The to_categorical function from TensorFlow's Keras utility is employed for this purpose. It automates the process of converting numerical categorical labels into their one-hot encoded equivalents. This binary representation facilitates better model convergence and performance, especially in scenarios where the classes are not inherently ordered, and their relationships are categorical rather than ordinal.
C. Deep learning
• CNN 1
In first place we created CNN model, which takes an input_shape parameter representing the shape of the input data which is 92. The model is then built layer by layer. The model then applies two 1D convolutional layers with 32 and 64 filters respectively, using a 'ReLU' activation function and maintaining the input size with padding. Each convolutional layer is followed by max-pooling to reduce spatial dimensions. After this, the output is flattened to prepare for fully connected layers. The network then consists of four dense layers with progressively decreasing units (512, 256, 128, 64) and 'ReLU' activation functions. The final output layer employs a SoftMax activation function with 15 units, indicating a multi-class classification task. The model is trained using categorical cross-entropy loss and optimized with the Adam optimizer. Overall, this architecture is well suited for tasks involving sequential data, such as time series or signal processing applications.
• CNN 2
Also, we have created another CNN model alternative, which take some input shape, then It employs two convolutional layers with 64 and 128 filters, using 'ReLU' activation functions followed by Leaky ReLU activations with an alpha value of 0.1. Max-pooling operations reduce spatial dimensions. The output is flattened for fully connected layers. Three dense layers with 256, 128, and 64 units, along with Leaky ReLU activations, follow. The final layer uses a SoftMax activation with 15 units for multi-class classification. The model is trained with categorical crossentropy loss and the Adam optimizer. This architecture excels at capturing intricate patterns in sequential data, particularly in tasks like time series analysis or signal processing.
• DNN 1
A first DNN model starts with an input layer, taking in data of this dimension. The network then contains four hidden layers with 512, 256, 128, and 64 units respectively, all using ReLU activation functions. Finally, there's an output layer with 15 units, employing a SoftMax activation for multi-class classification tasks. This architecture is suitable for tasks that involve transforming data with 92 features into predictions across 15 different classes.
• DNN2
The second model is structured with eight dense layers. The first layer takes input with 92 features, using a ReLU activation. Subsequent layers contain 512, 256, 128, 64, and 32 units, all employing ReLU activations. The final output layer has 15 units with a sigmoid activation
• DNN3
The third DNN model takes the same input, and has the same architecture as the second DNN, just adding one layer after the input contains 1028 units.

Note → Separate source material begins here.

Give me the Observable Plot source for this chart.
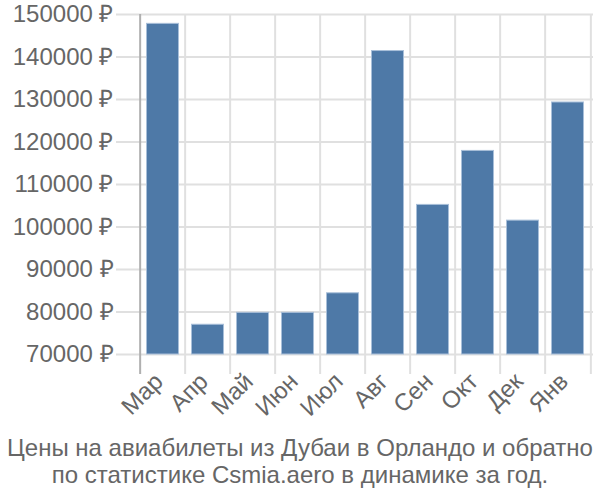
<!DOCTYPE html>
<html>
<head>
<meta charset="utf-8">
<script src="https://cdn.jsdelivr.net/npm/d3@7"></script>
<script src="https://cdn.jsdelivr.net/npm/@observablehq/plot@0.6"></script>
<style>
  body { margin: 0; background: #fff; }
  #chart { width: 600px; height: 430px; }
  .caption { width: 600px; margin-top: 4px; text-align: center; font-family: "Liberation Sans", Arial, sans-serif; font-size: 24px; line-height: 27px; color: #666; white-space: nowrap; }
</style>
</head>
<body>
<div id="chart"></div>
<div class="caption">Цены на авиабилеты из Дубаи в Орландо и обратно<br>по статистике Csmia.aero в динамике за год.</div>
<script>
const months = ["Мар", "Апр", "Май", "Июн", "Июл", "Авг", "Сен", "Окт", "Дек", "Янв"];
const prices = [147800, 77000, 79800, 79800, 84400, 141400, 105200, 117900, 101500, 129300];
const yTicks = [70000, 80000, 90000, 100000, 110000, 120000, 130000, 140000, 150000];

const data = months.map((m, i) => ({month: m, price: prices[i]}));

const W = 600, ML = 136, MR = 7;
const step = (W - ML - MR) / months.length;

const chart = Plot.plot({
  width: W,
  height: 430,
  marginTop: 14,
  marginBottom: 76,
  marginLeft: ML,
  marginRight: MR,
  style: {fontFamily: "Liberation Sans, Arial, sans-serif", fontSize: "24px", color: "#666", background: "#fff", overflow: "visible"},
  x: {domain: months, padding: 0, label: null},
  y: {domain: [70000, 150000], label: null},
  marks: [
    Plot.ruleY(yTicks, {y: d => d, stroke: "#e0e0e0", strokeWidth: 2, insetLeft: -20}),
    Plot.ruleX(months, {x: d => d, dx: -step / 2, stroke: (d, i) => i === 0 ? "#b0b0b0" : "#e0e0e0", strokeWidth: 2, insetBottom: -20}),
    Plot.ruleX([months[months.length - 1]], {x: d => d, dx: step / 2, stroke: "#e0e0e0", strokeWidth: 2, insetBottom: -20}),
    Plot.barY(data, {x: "month", y1: 70000, y2: "price", fill: "#4e79a7", stroke: "#a8bfd9", strokeWidth: 1, insetLeft: 6.5, insetRight: 6.5}),
    Plot.axisY(yTicks, {tickSize: 0, tickPadding: 23, tickFormat: d => d + " ₽", fill: "#666", label: null}),
    Plot.axisX({tickSize: 0, tickRotate: -45, tickPadding: 23, dx: -4, fill: "#666", label: null})
  ]
});
document.getElementById("chart").appendChild(chart);
</script>
</body>
</html>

Finally, the model is compiled using "binary_crossentropy," commonly used for solving binary classification problems. The Adam optimizer is employed to improve the model's weights and biases during training. Model performance is evaluated based on accuracy metrics.
D. Class weights
Class imbalance is a typical difficulty in binary classification tasks, as it frequently impedes accurate predictions in deep learning algorithms. When one class substantially dominates the other in terms of data samples, class imbalance arises, which skews prediction. In this case the clever use of class weights is one method for resolving class imbalance. By giving the minority class greater weights, class weights lessen bias towards the majority class and enable the model to focus more on its patterns.
Accordingly we have chosen this technique to deal with our imbalanced dataset, So we gave the minority class a higher weight so they can be more detectable by ours models in the training, such as “Fingerprinting”, “XSS” and “Port_Scanning” which are the lowest classes in our dataset.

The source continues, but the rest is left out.